TOPEKA, Kan. (AP) — Over the past month, one by one, people suspected in domestic battery cases here have been set free, with no charges against them.
Prosecutors say they're overwhelmed with felonies, and faced with budget cuts, can't afford to pursue the cases.
Busted budgets have forced tough decisions by governments and law enforcement officials nationwide, but a Kansas prosecutor's move to stop investigating domestic abuse and other misdemeanor cases has angered victims' advocates who say austerity has gone too far.

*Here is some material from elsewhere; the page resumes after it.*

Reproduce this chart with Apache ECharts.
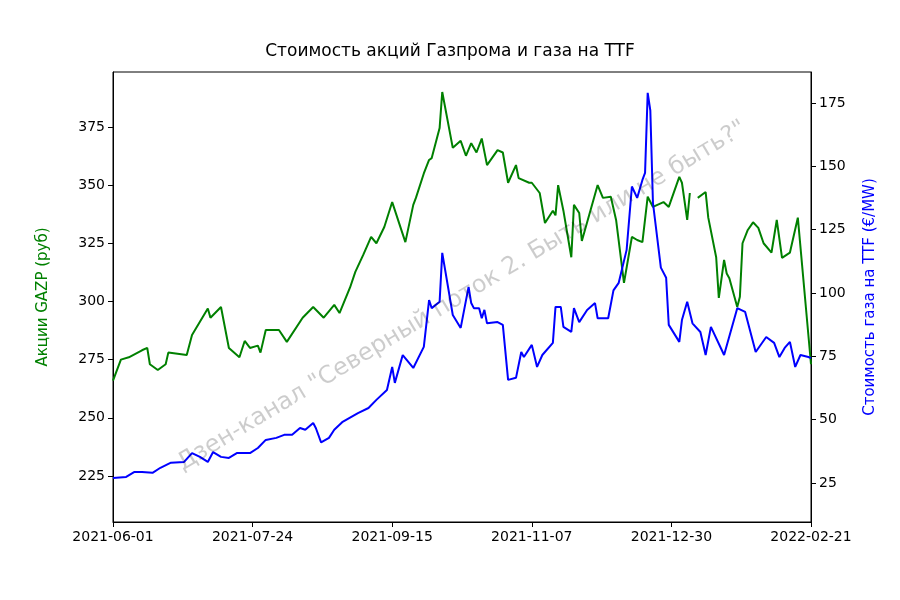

The advocates are also outraged by the response from the capital city of Topeka, where the council and mayor were scheduled Tuesday night to consider repealing an ordinance against domestic violence — a move designed to make sure the city can't be stuck with the bill for prosecuting such cases. But city and county officials also were hoping to strike a deal to end the budget dispute.
"It's playing a game of chicken with people's lives," said Rita Smith, executive director of the National Coalition Against Domestic Violence. "I can guarantee that people who are abusing are using this as a way to say, 'See, I told you that nobody cares.'"
Shawnee County District Attorney Chad Taylor says he knew his decision would upset people but contends his hand was forced by the 10 percent cut in his budget for 2012, which he says will force him to lay off staff. He said he considered employee furloughs and "every angle" before making his announcement in early September.
"We never wanted this to happen," he said. "I never thought we'd be at this point."
Topeka has had at least 35 reported incidents of domestic battery or assault since early September. Those cases are not being pursued, and as of last Friday, 18 people jailed have been released without facing charges, Topeka police say. Prosecutors and police have refused to discuss details of the cases out of concern for victims' privacy, making it difficult to assess in what situations suspects aren't being prosecuted.
Taylor's decision has prompted furious reactions nationally, and county commissioners say they've received hundreds of emails in the past few days from people upset by Taylor's move and the city's response. It doesn't help that the possible repeal of the ordinance comes during National Domestic Violence Awareness Month.
"It can't continue like this. They have to be prosecuted," said County Commissioner Ted Ensley, a Democrat. "Supposing they're changed and they're not prosecuted and it ends up they go back and cause a death of a woman or a child."
In its memo that the planned budget cut would force it to drop its prosecution of misdemeanors occurring within Topeka's city limits, Taylor's office said, "Of greatest concern are domestic violence cases."
Topeka, with its existing ordinance against domestic violence, could take over prosecuting cases and file them in its municipal court. But city officials say Topeka can't handle the $74-a-day cost per inmate of renting space from the county to jail several hundred suspected abusers or hiring additional staff to handle prosecutions.
The city already handles misdemeanor cases of simple assault and battery, and incidents of assault or battery against its police officers. Domestic assault or battery involves a person in the same household, and victims often need additional services or shelter.
For years, the city and county agreed that the district attorney's office would handle domestic violence prosecutions in the better-funded state courts. City officials also note that the county has more services for victims and runs the jail. The use of a weapon in an assault or battery makes a crime a felony, and would be handled in state court.
As in other places across the nation, state and local governments in Kansas are struggling to balance their budgets and find new revenue. Earlier this year, Republican Gov. Sam Brownback won big cuts in general aid to public schools and eliminated state funding for arts programs while forestalling any effort to raise revenue through taxes.
A recent National League of Cities report said that cities' property tax revenues, a key funding source, are expected to drop nearly 4 percent in 2011. Cities including Cleveland and Sacramento, Calif., have laid off police officers this year, and last year, when Tulsa, Okla., temporarily cut its police force by 15 percent, officers stopped responding to non-injury accidents and some property crimes. In many Midwestern states, sheriffs have stopped busting meth labs after federal money aimed at cleaning up the crime scenes ran out.
"No one wants to make these cuts in essential services, but that's where we're at," said Gregory Minchak, a spokesman for the League of Cities.
The current budget for the Shawnee County district attorney's office is just under $3.5 million, and would drop to a little more than $3.1 million in 2012 under the spending plan county commissioners adopted in August. Taylor said the cuts imposed by the commission would force him to lay off 11 of his 63 staff members.
County commissioners said Taylor decided independently not to prosecute misdemeanor cases, and that all county departments are taking cuts.
Advocates for abuse victims are irritated that officials can't resolve the dispute. Smith said advocates see plenty of examples of dwindling resources for courts, services and law enforcement. But publicly backing away from prosecutions or repealing an ordinance to avoid potential costs?
"This is the only place I know that it's gotten traction," Smith said.